Photo of Japan’s ambassador to Australia Yamagami Shingo in Melbourne this week.Credit:Luis Enrique Ascui
The envoy cautioned he wasn’t wading into Australia’s domestic politics, as the issue of Canberra’s defence posture towards Taiwan split the government and opposition.
Opposition foreign affairs spokeswoman Senator Penny Wong accused the federal government of hyping up the threat of a China-Taiwan war for partisan political gain earlier this week.
Defence Minister Peter Dutton responded by denouncing Wong’s speech as “very irresponsible” and warning that Labor would waver on the AUKUS defence agreement if it came to power.
A Taiwan Air Force F-16 fighter jet flies alongside a Chinese H-6K bomber during an incursion into Taiwan’s airspace in 2018.Credit:File
Partisan questions about Australia’s resolve to assist Taiwan started after Dutton said on November 13 that he could not conceive of a situation in which Australia would not support the US in a conflict over the island.
On only his second visit to Melbourne since taking up the post in Canberra a year ago, Yamagami emphasised Taiwan’s importance to the “peace and stability” across the East China Sea, the Pacific, and – through its place in global supply chains – the world.
Taiwan, which had seen its diplomatic status steadily decline since the 1970s, has re-emerged as a flashpoint in China-US tensions in the past year.

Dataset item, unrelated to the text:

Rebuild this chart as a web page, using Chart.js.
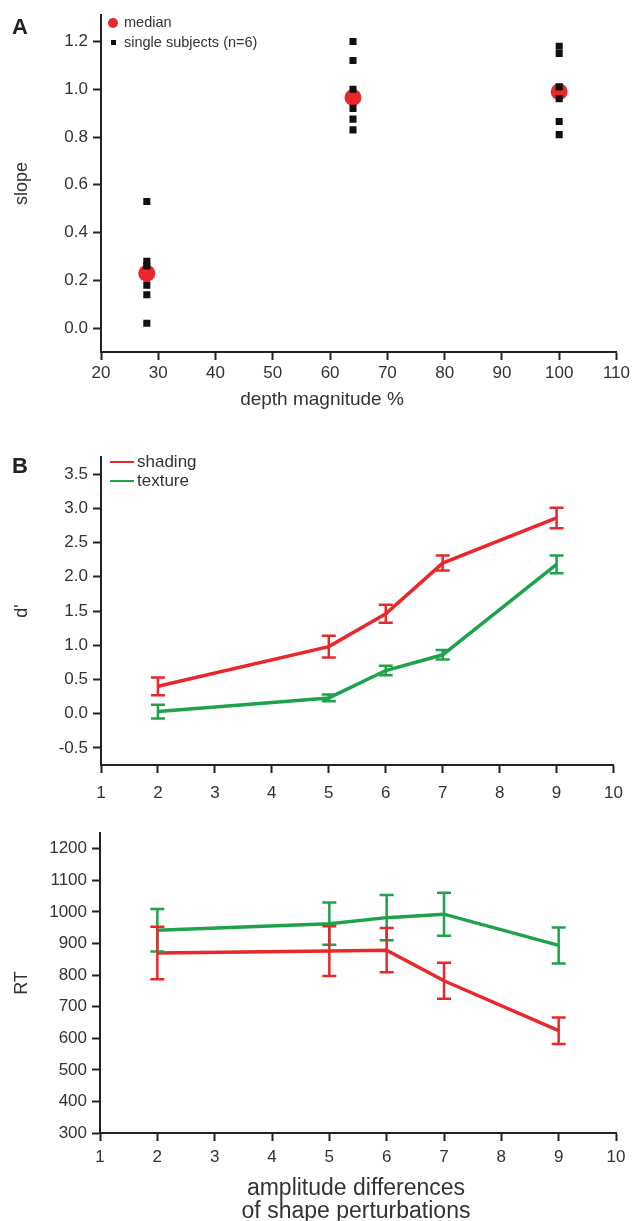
<!DOCTYPE html>
<html>
<head>
<meta charset="utf-8">
<script src="https://cdn.jsdelivr.net/npm/chart.js@4/dist/chart.umd.min.js"></script>
<style>
  body { margin: 0; background: #fff; }
  #wrap { position: relative; width: 633px; height: 1221px; font-family: "Liberation Sans", Arial, sans-serif; color: #333; }
  #wrap canvas { position: absolute; left: 0; }
  .txt { position: absolute; white-space: nowrap; line-height: 1; }
  .letter { font-weight: bold; font-size: 22px; color: #222; }
  .dot { position: absolute; border-radius: 50%; background: #e8282b; }
  .sq { position: absolute; background: #111; }
  .ln { position: absolute; height: 2px; }
</style>
</head>
<body>
<div id="wrap">
  <canvas id="chartA" width="633" height="420" style="top:0"></canvas>
  <canvas id="chartB" width="633" height="375" style="top:430px"></canvas>
  <canvas id="chartC" width="633" height="416" style="top:805px"></canvas>

  <div class="txt letter" style="left:12px;top:16px">A</div>
  <div class="dot" style="left:108px;top:18px;width:10px;height:10px"></div>
  <div class="txt" style="left:124px;top:15px;font-size:14.5px">median</div>
  <div class="sq" style="left:111px;top:40px;width:5px;height:5px"></div>
  <div class="txt" style="left:124px;top:35px;font-size:14.5px">single subjects (n=6)</div>
  <div class="txt" style="left:322px;top:398px;font-size:19px;transform:translate(-50%,-50%)">depth magnitude %</div>

  <div class="txt letter" style="left:12px;top:455px">B</div>
  <div class="ln" style="left:110px;top:461px;width:24px;background:#e8282b"></div>
  <div class="txt" style="left:137px;top:453px;font-size:17px">shading</div>
  <div class="ln" style="left:110px;top:480px;width:24px;background:#1fa34a"></div>
  <div class="txt" style="left:137px;top:472px;font-size:17px">texture</div>

  <div class="txt" style="left:356px;top:1187px;font-size:23px;transform:translate(-50%,-50%)">amplitude differences</div>
  <div class="txt" style="left:356px;top:1210px;font-size:23px;transform:translate(-50%,-50%)">of shape perturbations</div>
</div>
<script>
// panel A: slope vs depth magnitude
const depthLevels = [28, 64, 100];
const slopeMedian = [0.23, 0.965, 0.99];
const subjects28 = [0.53, 0.28, 0.26, 0.18, 0.14, 0.02];
const subjects64 = [1.20, 1.12, 1.00, 0.92, 0.875, 0.83];
const subjects100 = [1.18, 1.15, 1.01, 0.96, 0.865, 0.81];
const depthTicks = [20, 30, 40, 50, 60, 70, 80, 90, 100, 110];
const slopeTicks = [0.0, 0.2, 0.4, 0.6, 0.8, 1.0, 1.2];

// panel B / C: amplitude differences
const amplitudes = [2, 5, 6, 7, 9];
const ampTicks = [1, 2, 3, 4, 5, 6, 7, 8, 9, 10];
const dShading = [0.40, 0.98, 1.46, 2.20, 2.86];
const dShadingErr = [0.13, 0.16, 0.13, 0.11, 0.15];
const dTexture = [0.03, 0.23, 0.63, 0.86, 2.18];
const dTextureErr = [0.10, 0.05, 0.07, 0.07, 0.13];
const dTicks = [-0.5, 0.0, 0.5, 1.0, 1.5, 2.0, 2.5, 3.0, 3.5];

const rtShading = [870, 876, 879, 782, 624];
const rtShadingErr = [83, 79, 70, 57, 42];
const rtTexture = [942, 963, 982, 993, 894];
const rtTextureErr = [67, 67, 72, 68, 57];
const rtTicks = [300, 400, 500, 600, 700, 800, 900, 1000, 1100, 1200];

const RED = '#e8282b';
const GREEN = '#1fa34a';
const AXIS = '#222';
const FONT = '"Liberation Sans", Arial, sans-serif';

Chart.defaults.font.family = FONT;
Chart.defaults.color = '#333';

const pairs = (xs, ys) => xs.map((x, i) => ({ x: x, y: ys[i] }));

// vertical error bars with caps, positioned through the chart scales
const errorBars = {
    id: 'errorBars',
    afterDatasetsDraw(chart) {
        const ctx = chart.ctx;
        const xs = chart.scales.x, ys = chart.scales.y;
        chart.data.datasets.forEach(ds => {
            if (!ds.err) return;
            ctx.save();
            ctx.strokeStyle = ds.borderColor;
            ctx.lineWidth = 2.5;
            ds.data.forEach((p, i) => {
                const px = xs.getPixelForValue(p.x);
                const top = ys.getPixelForValue(p.y + ds.err[i]);
                const bot = ys.getPixelForValue(p.y - ds.err[i]);
                ctx.beginPath();
                ctx.moveTo(px, top); ctx.lineTo(px, bot);
                ctx.moveTo(px - 7, top); ctx.lineTo(px + 7, top);
                ctx.moveTo(px - 7, bot); ctx.lineTo(px + 7, bot);
                ctx.stroke();
            });
            ctx.restore();
        });
    }
};

function axis(min, max, ticks, fmt, pad, size) {
    return {
        type: 'linear', min: min, max: max,
        afterBuildTicks: s => { s.ticks = ticks.map(v => ({ value: v })); },
        afterFit: s => { if (s.isHorizontal()) s.height = size; else s.width = size; },
        grid: { display: true, drawOnChartArea: false, drawTicks: true, tickLength: 8, tickWidth: 2, tickColor: AXIS },
        border: { display: true, color: AXIS, width: 2 },
        ticks: { font: { size: 17 }, color: '#333', padding: pad, maxRotation: 0, autoSkip: false, callback: fmt }
    };
}

const common = {
    responsive: false,
    animation: false,
    devicePixelRatio: 1,
    plugins: { legend: { display: false }, tooltip: { enabled: false } }
};

function yTitle(text) {
    return { display: true, text: text, font: { size: 18 }, color: '#333', padding: { top: 11, bottom: 0 } };
}

// A
const allSubjects = [subjects28, subjects64, subjects100];
new Chart(document.getElementById('chartA'), {
    type: 'scatter',
    data: {
        datasets: [
            {
                label: 'single subjects (n=6)',
                data: allSubjects.flatMap((vals, i) => vals.map(v => ({ x: depthLevels[i], y: v }))),
                pointStyle: 'rect', pointRadius: 5, backgroundColor: '#111', borderWidth: 0
            },
            {
                label: 'median',
                data: pairs(depthLevels, slopeMedian),
                pointStyle: 'circle', pointRadius: 8.5, backgroundColor: RED, borderWidth: 0
            }
        ]
    },
    options: Object.assign({}, common, {
        layout: { padding: { top: 15, right: 16, bottom: 0, left: 0 } },
        scales: {
            x: axis(20, 110, depthTicks, v => v, 3, 68),
            y: Object.assign(axis(-0.1, 1.31, slopeTicks, v => v.toFixed(1), 5, 101), { title: yTitle('slope') })
        }
    })
});

function lineSet(label, ys, err, color) {
    return {
        label: label, data: pairs(amplitudes, ys), err: err,
        showLine: true, borderColor: color, backgroundColor: color,
        borderWidth: 3.5, pointRadius: 0, tension: 0
    };
}

// B
new Chart(document.getElementById('chartB'), {
    type: 'scatter',
    data: {
        datasets: [
            lineSet('shading', dShading, dShadingErr, RED),
            lineSet('texture', dTexture, dTextureErr, GREEN)
        ]
    },
    options: Object.assign({}, common, {
        layout: { padding: { top: 27, right: 17, bottom: 0, left: 0 } },
        scales: {
            x: axis(1, 10, ampTicks, v => v, 10, 40),
            y: Object.assign(axis(-0.75, 3.75, dTicks, v => v.toFixed(1), 5, 101), { title: yTitle("d'") })
        }
    }),
    plugins: [errorBars]
});

// C
new Chart(document.getElementById('chartC'), {
    type: 'scatter',
    data: {
        datasets: [
            lineSet('texture', rtTexture, rtTextureErr, GREEN),
            lineSet('shading', rtShading, rtShadingErr, RED)
        ]
    },
    options: Object.assign({}, common, {
        layout: { padding: { top: 28, right: 17, bottom: 0, left: 0 } },
        scales: {
            x: axis(1, 10, ampTicks, v => v, 6, 88),
            y: Object.assign(axis(300, 1250, rtTicks, v => v, 5, 100), { title: yTitle('RT') })
        }
    }),
    plugins: [errorBars]
});
</script>
</body>
</html>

Chinese President Xi Jinping last month said the “historical task of the complete reunification of the motherland must be fulfilled” – a comment seen as threatening military action over Taiwan.
China frequently sails military ships through the Taiwan Strait in a show of force. US ships also routinely transit the waterway in what’s considered a show of support for Taipei.
The security situation has worsened not just for Taiwan but Japan, where a small flotilla of Chinese and Russian ships recently passed between the nation’s main islands.
Chinese ships used to appear three times a month for a couple of hours in territorial waters of the Japan-controlled Senkaku Islands in the East China Sea. In recent months, China has sent larger ships which stay for up to 60 hours at a time.
In this climate, nations like Australia and Japan “need to speak with one voice – and the important message is that we should increase deterrence”, Yamagami said.
“No one wants to be bullied. No one wants to be dictated to.”
Supporters react after confirmation that Tsai Ing-Wen of the Democratic Progressive Party was re-elected as President of Taiwan in 2020.Credit:Getty
Watching events in the Taiwan Strait, “we can feel the eagerness on the part of Taiwan to maintain their democracy,” he said, which he calls a “very sound and natural development”.
“Anyone is happy to be governed by the government they elected themselves. Isn’t that the promise of human beings backed up by history?”
Despite the fact that democracy is being “tested” globally, it has actually flourished in Asia in recent decades in places like Taiwan, the Philippines and Indonesia, he said.
At the same time, arrogantly preaching the value of democracy to friends in the Indo-Pacific region is not “wise”, he said.
The Japanese ambassador to Australia Shingo Yamagami discusses magpies on Japanese TV.
Yamagami has been called a human “Department Store” by Australian colleagues because of the diversity of his professional background (foreign policy, economics, trade, he even worked for a police agency).
Both his host country and his home country are famous for being “understated”, he said, which may have led to Australian and Japanese people taking each other for granted in recent years.
For that reason, Yamagami said he hoped to raise the profile of the relationship in both countries, going so far as to pen a regular letter to the public from his office.
His September missive about Australia’s magpies for his embassy blog was picked up by a Japanese TV channel, with the resulting YouTube video garnering more than 400,000 views.
When one of the birds landed on his head recently, he was told that meant they were treating him like a local.